Reputation: 1136
Hi I still can't work it out. I'm using preg_replace. I've searched but failed to find a solution. I need to remove unknown characters in the string but preserve new lines.
$summary = "ASDASDASDASDSASD
[BS][BS][BS] hello
this is a new line
[BS][BS][BS]
this is another new line";
// [BS] is an unknown character if you ever encountered it before in Notepadd++.
// See screenshot, taken from Notepad++
// The output in the browser is a series of whitespaces.
// I can't paste the unknown symbol here.

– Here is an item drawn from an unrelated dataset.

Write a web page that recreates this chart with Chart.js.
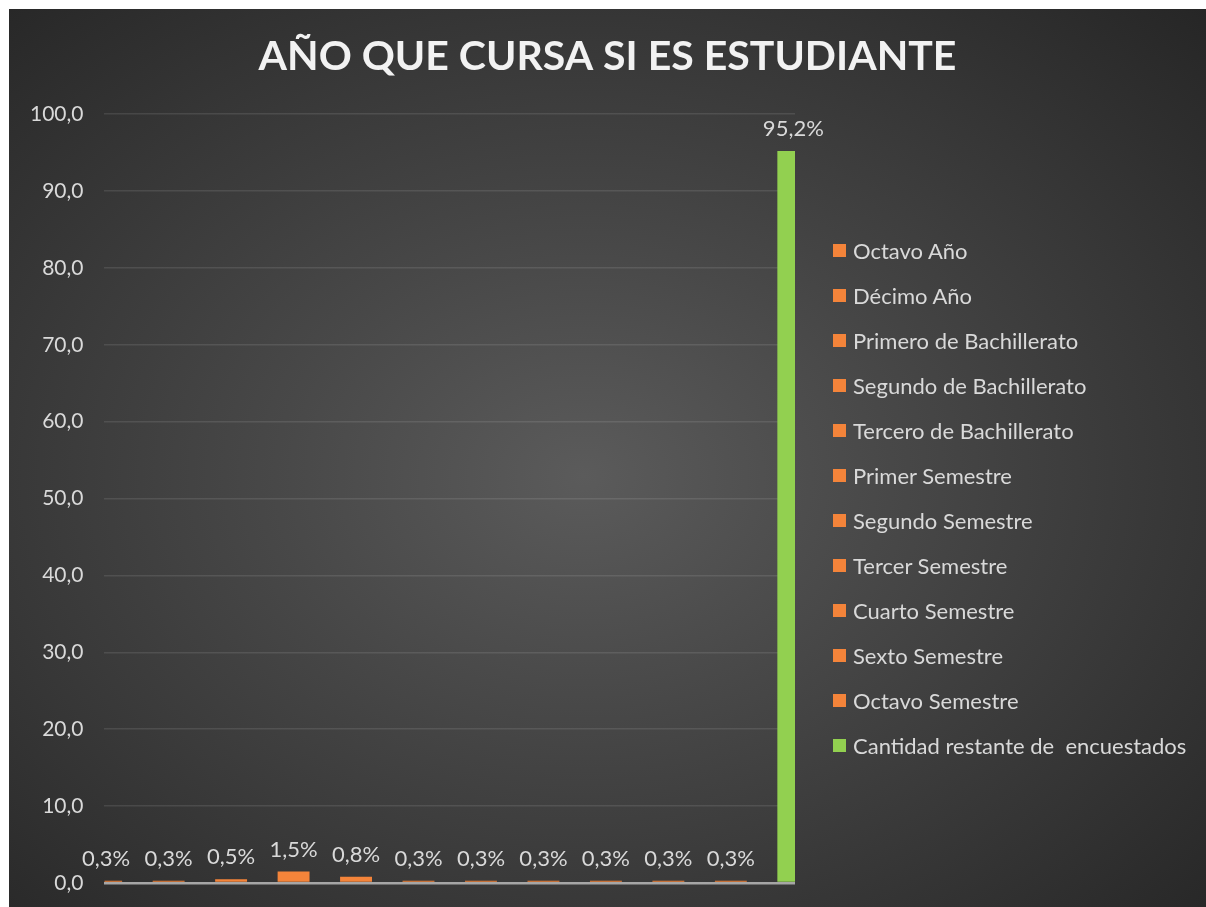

echo preg_replace('/[\x00-\x1F\x80-\xFF]/','', $summary);
// Output: ASDASDASDASDSASD hello this is a new line this is another new line
//Expected Output:
//ASDASDASDASDSASD
// hello
// this is a new line
//this is another new line
I'll appreciate all help that i can get.
Upvotes: 1
Views: 2650
Reputation: 272436
I am looking at http://www.asciitable.com/ and feel like the RegEx should be something like this:
/[\x00-\x08\x0B-\x0C\x0E-\x1F\x7F-\xFF]/
The range (in fact a blacklist of characters) excludes ASCII tab, new line and carriage return characters which you probably want to keep.
PS: The BS
is how Notepad++ represents backspace character (ASCII 0x08
).
Upvotes: 4
Reputation: 52
It's this
echo preg_replace('/[\x00-\x09\x0B-\x0C\x0E-\x1F\x80-\xFF]/','', $summary);
Because 0D and 0A (as in \x0D and \x0A being included in \x00-\x1F) are CR+LF. You need to exclude these (and so define multiple Ranges)
Upvotes: 1